Last week, a16z General Partner Andrew Chen kicked off one of those debates that only the internet can deliver: a million-view argument about whether AI will kill the spreadsheet. His thesis was clean: spreadsheets are business logic trapped in a grid, AI code generation collapses the barrier that kept people there, and a billion spreadsheet users are about to become a billion micro-app builders.
Hundreds of replies piled in. Finance veterans swore on their Thinkpads that Excel would outlive us all. Engineers wondered why anyone still uses VLOOKUP when Python exists. And a few sharp observers pointed out that both sides might be arguing about the wrong thing entirely.
I think they're right. The spreadsheet debate isn't really about spreadsheets. It's about where your data lives, and who (or what) can use it.

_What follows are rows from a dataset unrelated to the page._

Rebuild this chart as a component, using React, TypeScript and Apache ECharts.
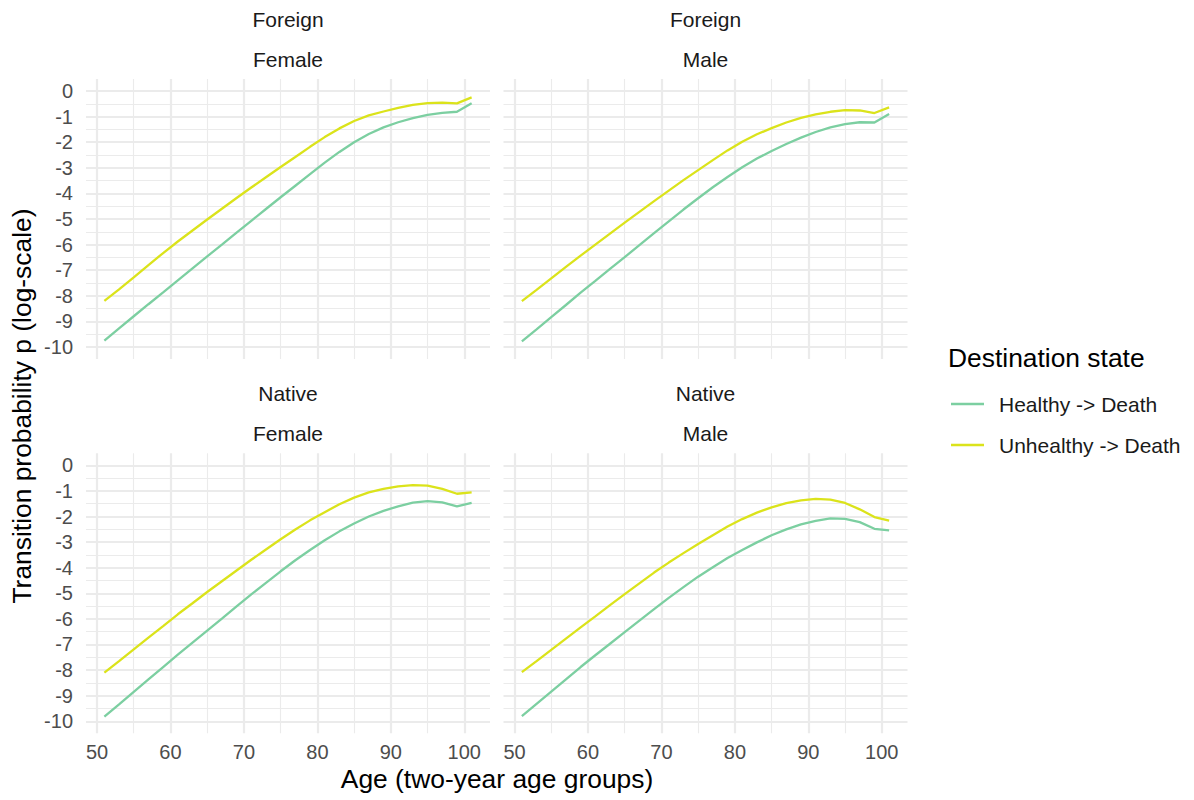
import React, { useEffect, useRef } from "react";
import * as echarts from "echarts";

const AGES = [51, 53, 55, 57, 59, 61, 63, 65, 67, 69, 71, 73, 75, 77, 79, 81, 83, 85, 87, 89, 91, 93, 95, 97, 99, 101];

// log-scale transition probabilities
const FOREIGN_FEMALE_HEALTHY = [-9.75, -9.27, -8.8, -8.33, -7.87, -7.4, -6.93, -6.46, -6.0, -5.53, -5.07, -4.61, -4.15, -3.7, -3.25, -2.8, -2.38, -2.0, -1.68, -1.42, -1.22, -1.06, -0.93, -0.85, -0.81, -0.48];
const FOREIGN_FEMALE_UNHEALTHY = [-8.2, -7.75, -7.28, -6.8, -6.33, -5.88, -5.45, -5.02, -4.6, -4.18, -3.77, -3.37, -2.97, -2.58, -2.18, -1.8, -1.46, -1.17, -0.95, -0.8, -0.66, -0.54, -0.47, -0.45, -0.48, -0.25];
const FOREIGN_MALE_HEALTHY = [-9.78, -9.31, -8.83, -8.36, -7.88, -7.42, -6.95, -6.49, -6.02, -5.55, -5.09, -4.63, -4.19, -3.76, -3.36, -2.98, -2.64, -2.34, -2.07, -1.82, -1.6, -1.42, -1.29, -1.22, -1.23, -0.9];
const FOREIGN_MALE_UNHEALTHY = [-8.21, -7.77, -7.32, -6.87, -6.43, -6.0, -5.57, -5.14, -4.72, -4.3, -3.89, -3.48, -3.09, -2.7, -2.32, -1.98, -1.69, -1.45, -1.23, -1.05, -0.91, -0.81, -0.75, -0.76, -0.86, -0.64];
const NATIVE_FEMALE_HEALTHY = [-9.82, -9.34, -8.85, -8.36, -7.88, -7.4, -6.93, -6.46, -5.99, -5.51, -5.04, -4.59, -4.14, -3.71, -3.31, -2.93, -2.58, -2.27, -2.0, -1.78, -1.6, -1.46, -1.4, -1.45, -1.6, -1.47];
const NATIVE_FEMALE_UNHEALTHY = [-8.1, -7.65, -7.19, -6.73, -6.28, -5.82, -5.39, -4.95, -4.53, -4.11, -3.69, -3.29, -2.89, -2.51, -2.15, -1.83, -1.52, -1.26, -1.06, -0.92, -0.82, -0.77, -0.79, -0.92, -1.11, -1.06];
const NATIVE_MALE_HEALTHY = [-9.8, -9.32, -8.84, -8.36, -7.88, -7.42, -6.97, -6.52, -6.07, -5.62, -5.18, -4.76, -4.35, -3.98, -3.62, -3.31, -3.01, -2.73, -2.5, -2.31, -2.17, -2.07, -2.09, -2.22, -2.48, -2.54];
const NATIVE_MALE_UNHEALTHY = [-8.08, -7.65, -7.21, -6.77, -6.33, -5.9, -5.46, -5.03, -4.61, -4.19, -3.8, -3.43, -3.07, -2.73, -2.39, -2.1, -1.85, -1.64, -1.48, -1.37, -1.31, -1.34, -1.47, -1.72, -2.02, -2.16];

const STRIP_TOP = ["Foreign", "Foreign", "Native", "Native"];
const STRIP_BOTTOM = ["Female", "Male", "Female", "Male"];
const SERIES_NAMES = ["Healthy -> Death", "Unhealthy -> Death"];
const X_MAJOR = [50, 60, 70, 80, 90, 100];
const X_MINOR = [55, 65, 75, 85, 95];
const Y_MAJOR = [0, -1, -2, -3, -4, -5, -6, -7, -8, -9, -10];
const Y_MINOR = [-0.5, -1.5, -2.5, -3.5, -4.5, -5.5, -6.5, -7.5, -8.5, -9.5];

const COLORS = ["#7ccfa1", "#dbe31b"];
const FONT = "'Liberation Sans', Arial, Helvetica, sans-serif";

const PANELS = [
  { left: 86, top: 79, healthy: FOREIGN_FEMALE_HEALTHY, unhealthy: FOREIGN_FEMALE_UNHEALTHY },
  { left: 503.5, top: 79, healthy: FOREIGN_MALE_HEALTHY, unhealthy: FOREIGN_MALE_UNHEALTHY },
  { left: 86, top: 453.3, healthy: NATIVE_FEMALE_HEALTHY, unhealthy: NATIVE_FEMALE_UNHEALTHY },
  { left: 503.5, top: 453.3, healthy: NATIVE_MALE_HEALTHY, unhealthy: NATIVE_MALE_UNHEALTHY },
];
const PW = 404;
const PH = 280;

export default function App() {
  const ref = useRef<HTMLDivElement>(null);
  useEffect(() => {
    if (!ref.current) return;
    const chart = echarts.init(ref.current, undefined, { renderer: "svg" });
    const grids: any[] = [];
    const xAxes: any[] = [];
    const yAxes: any[] = [];
    const series: any[] = [];
    const graphics: any[] = [];
    const major = { color: "#EBEBEB", width: 2.2, type: "solid" };
    const minor = { color: "#EBEBEB", width: 1.1, type: "solid" };
    PANELS.forEach((p, i) => {
      grids.push({ left: p.left, top: p.top, width: PW, height: PH, containLabel: false });
      const bottomRow = i >= 2;
      const leftCol = i % 2 === 0;
      xAxes.push({
        type: "value",
        gridIndex: i,
        min: 48.5,
        max: 103.5,
        splitNumber: 5,
        axisLine: { show: false },
        axisTick: { show: false },
        splitLine: { show: false },
        axisLabel: {
          show: bottomRow,
          margin: 9,
          color: "#4D4D4D",
          fontSize: 20,
          fontFamily: FONT,
          showMinLabel: false,
          showMaxLabel: false,
          formatter: (v: number) => (Math.abs(v % 10) < 1e-6 ? String(v) : ""),
        },
      });
      yAxes.push({
        type: "value",
        gridIndex: i,
        min: -10.47,
        max: 0.47,
        splitNumber: 11,
        axisLine: { show: false },
        axisTick: { show: false },
        splitLine: { show: false },
        axisLabel: {
          show: leftCol,
          margin: 13,
          color: "#4D4D4D",
          fontSize: 20,
          fontFamily: FONT,
          showMinLabel: false,
          showMaxLabel: false,
          formatter: (v: number) =>
            Math.abs(v - Math.round(v)) < 1e-6 ? String(Math.round(v) === 0 ? 0 : Math.round(v)) : "",
        },
      });
      const ml: any[] = [];
      X_MINOR.forEach((x) => ml.push({ xAxis: x, lineStyle: minor }));
      Y_MINOR.forEach((y) => ml.push({ yAxis: y, lineStyle: minor }));
      X_MAJOR.forEach((x) => ml.push({ xAxis: x, lineStyle: major }));
      Y_MAJOR.forEach((y) => ml.push({ yAxis: y, lineStyle: major }));
      series.push({
        type: "line",
        name: "grid" + i,
        xAxisIndex: i,
        yAxisIndex: i,
        data: [],
        z: 0,
        silent: true,
        markLine: {
          silent: true,
          z: 0,
          symbol: ["none", "none"],
          label: { show: false },
          emphasis: { disabled: true },
          animation: false,
          data: ml,
        },
      });
      [p.healthy, p.unhealthy].forEach((vals, k) => {
        series.push({
          type: "line",
          name: SERIES_NAMES[k],
          xAxisIndex: i,
          yAxisIndex: i,
          z: 5,
          showSymbol: false,
          symbol: "none",
          color: COLORS[k],
          lineStyle: { color: COLORS[k], width: 2.3 },
          data: AGES.map((a, j) => [a, vals[j]]),
        });
      });
      const cx = p.left + PW / 2;
      graphics.push({
        type: "text",
        x: cx,
        y: p.top - 60,
        style: { text: STRIP_TOP[i], fill: "#1A1A1A", fontSize: 21, fontFamily: FONT, align: "center", verticalAlign: "middle" },
      });
      graphics.push({
        type: "text",
        x: cx,
        y: p.top - 20,
        style: { text: STRIP_BOTTOM[i], fill: "#1A1A1A", fontSize: 21, fontFamily: FONT, align: "center", verticalAlign: "middle" },
      });
    });
    graphics.push({
      type: "text",
      x: 497,
      y: 779,
      style: { text: "Age (two-year age groups)", fill: "#000", fontSize: 26.4, fontFamily: FONT, align: "center", verticalAlign: "middle" },
    });
    graphics.push({
      type: "text",
      x: 22,
      y: 406,
      rotation: Math.PI / 2,
      style: { text: "Transition probability p (log-scale)", fill: "#000", fontSize: 26.4, fontFamily: FONT, align: "center", verticalAlign: "middle" },
    });
    graphics.push({
      type: "text",
      x: 948,
      y: 358,
      style: { text: "Destination state", fill: "#000", fontSize: 26.4, fontFamily: FONT, align: "left", verticalAlign: "middle" },
    });
    chart.setOption({
      animation: false,
      grid: grids,
      xAxis: xAxes,
      yAxis: yAxes,
      series,
      graphic: graphics,
      legend: {
        data: SERIES_NAMES,
        orient: "vertical",
        left: 951,
        top: 392,
        padding: 0,
        icon: "rect",
        itemWidth: 33,
        itemHeight: 2.4,
        itemGap: 17,
        selectedMode: false,
        textStyle: { fontSize: 21, fontFamily: FONT, color: "#1A1A1A", lineHeight: 24, padding: [0, 0, 0, 10] },
      },
    });
    return () => chart.dispose();
  }, []);
  return <div ref={ref} style={{ position: "absolute", left: 0, top: 0, width: 1194, height: 800 }} />;
}
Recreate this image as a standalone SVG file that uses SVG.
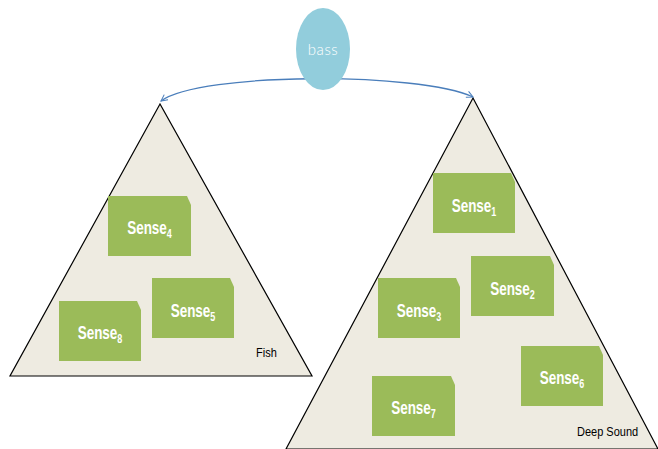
<svg xmlns="http://www.w3.org/2000/svg" width="658" height="449" viewBox="0 0 658 449">
<style>
.tri{fill:#EEEBE1;stroke:#000;stroke-width:1.2}
.box{fill:#9BBB59}
.lbl{font-family:"Liberation Sans",Arial,sans-serif;font-weight:bold;font-size:18px;fill:#fff}
.sub{font-size:12px}
.cap{font-family:"Liberation Sans",Arial,sans-serif;font-size:12.5px;fill:#000}
.conn{fill:none;stroke:#4A7EBB;stroke-width:1.3}
</style>
<defs>
<marker id="arr" viewBox="0 0 10 10" refX="9" refY="5" markerWidth="8" markerHeight="8" markerUnits="userSpaceOnUse" orient="auto-start-reverse">
<path d="M1,1 L9,5 L1,9" fill="none" stroke="#4A7EBB" stroke-width="1.3"/>
</marker>
</defs>
<g id="fish-tri"><polygon class="tri" points="160,104 10,376 312,376"/></g>
<g id="deep-tri"><polygon class="tri" points="473,98 286,449 658,449"/></g>
<g id="connectors">
<path class="conn" d="M161,101 C200,72 420,72 473,97" marker-start="url(#arr)" marker-end="url(#arr)"/>
</g>
<g id="bass">
<ellipse cx="323" cy="49" rx="27" ry="41" fill="#92CDDC"/>
<text x="323" y="55" text-anchor="middle" font-family="Lato, 'Open Sans', sans-serif" font-weight="300" font-size="15" letter-spacing="0.5" fill="#fff">bass</text>
</g>
<g id="sense4"><path class="box" d="M108,196 H187 L191,205 V256 H108 Z"/>
<text class="lbl" transform="translate(149.5,234) scale(0.75,1)" text-anchor="middle">Sense<tspan class="sub" dy="4">4</tspan></text></g>
<g id="sense5"><path class="box" d="M152,278 H230 L234,287 V338 H152 Z"/>
<text class="lbl" transform="translate(193,317) scale(0.75,1)" text-anchor="middle">Sense<tspan class="sub" dy="4">5</tspan></text></g>
<g id="sense8"><path class="box" d="M59,301 H137 L141,310 V361 H59 Z"/>
<text class="lbl" transform="translate(100,339) scale(0.75,1)" text-anchor="middle">Sense<tspan class="sub" dy="4">8</tspan></text></g>
<g id="fish-label"><text class="cap" transform="translate(256,357) scale(0.88,1)">Fish</text></g>
<g id="sense1"><path class="box" d="M433,173 H511 L515,182 V233 H433 Z"/>
<text class="lbl" transform="translate(474,212) scale(0.75,1)" text-anchor="middle">Sense<tspan class="sub" dy="4">1</tspan></text></g>
<g id="sense2"><path class="box" d="M471,256 H550 L554,265 V316 H471 Z"/>
<text class="lbl" transform="translate(512.5,295) scale(0.75,1)" text-anchor="middle">Sense<tspan class="sub" dy="4">2</tspan></text></g>
<g id="sense3"><path class="box" d="M378,278 H456 L460,287 V338 H378 Z"/>
<text class="lbl" transform="translate(419,317) scale(0.75,1)" text-anchor="middle">Sense<tspan class="sub" dy="4">3</tspan></text></g>
<g id="sense6"><path class="box" d="M521,346 H599 L603,355 V406 H521 Z"/>
<text class="lbl" transform="translate(562,384) scale(0.75,1)" text-anchor="middle">Sense<tspan class="sub" dy="4">6</tspan></text></g>
<g id="sense7"><path class="box" d="M372,376 H451 L455,385 V436 H372 Z"/>
<text class="lbl" transform="translate(413.5,414) scale(0.75,1)" text-anchor="middle">Sense<tspan class="sub" dy="4">7</tspan></text></g>
<g id="deep-label"><text class="cap" transform="translate(577,436) scale(0.88,1)">Deep Sound</text></g>
</svg>
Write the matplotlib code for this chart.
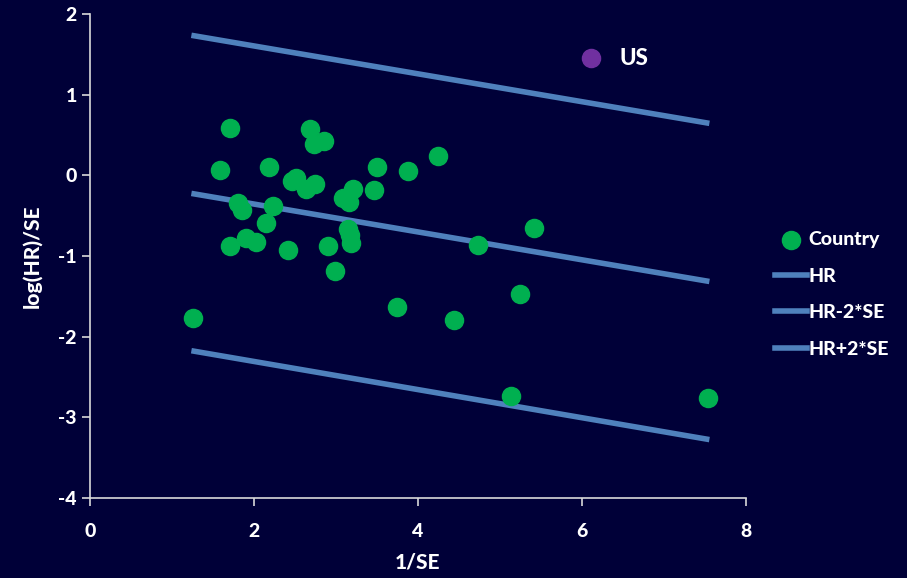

Andrew Chen's Argument: Spreadsheets Are Business Logic in the Wrong Format
Chen's structural argument is hard to argue with. Spreadsheets have no version control, no testing framework, no modularity. They're brittle. One inserted row can break a cascade of cell references that took weeks to build. Every organization has a "mission-critical" spreadsheet that nobody fully understands, maintained by one person who might leave next quarter.
And his barrier-to-entry point is real. The reason a finance analyst builds in Excel instead of Python has always been the learning curve, not some inherent superiority of the grid. If AI code generation compresses that curve to near zero, the gravitational pull of the spreadsheet weakens.
Where I think he's directionally right: the "shadow IT" spreadsheet that runs half the company's operations is genuinely dangerous infrastructure. It's unversioned, untested, and invisible to the people who are supposed to manage risk. Something has to change.
Why Spreadsheet Defenders Have a Point
But the pushback wasn't just nostalgia. Some of it was genuinely sharp.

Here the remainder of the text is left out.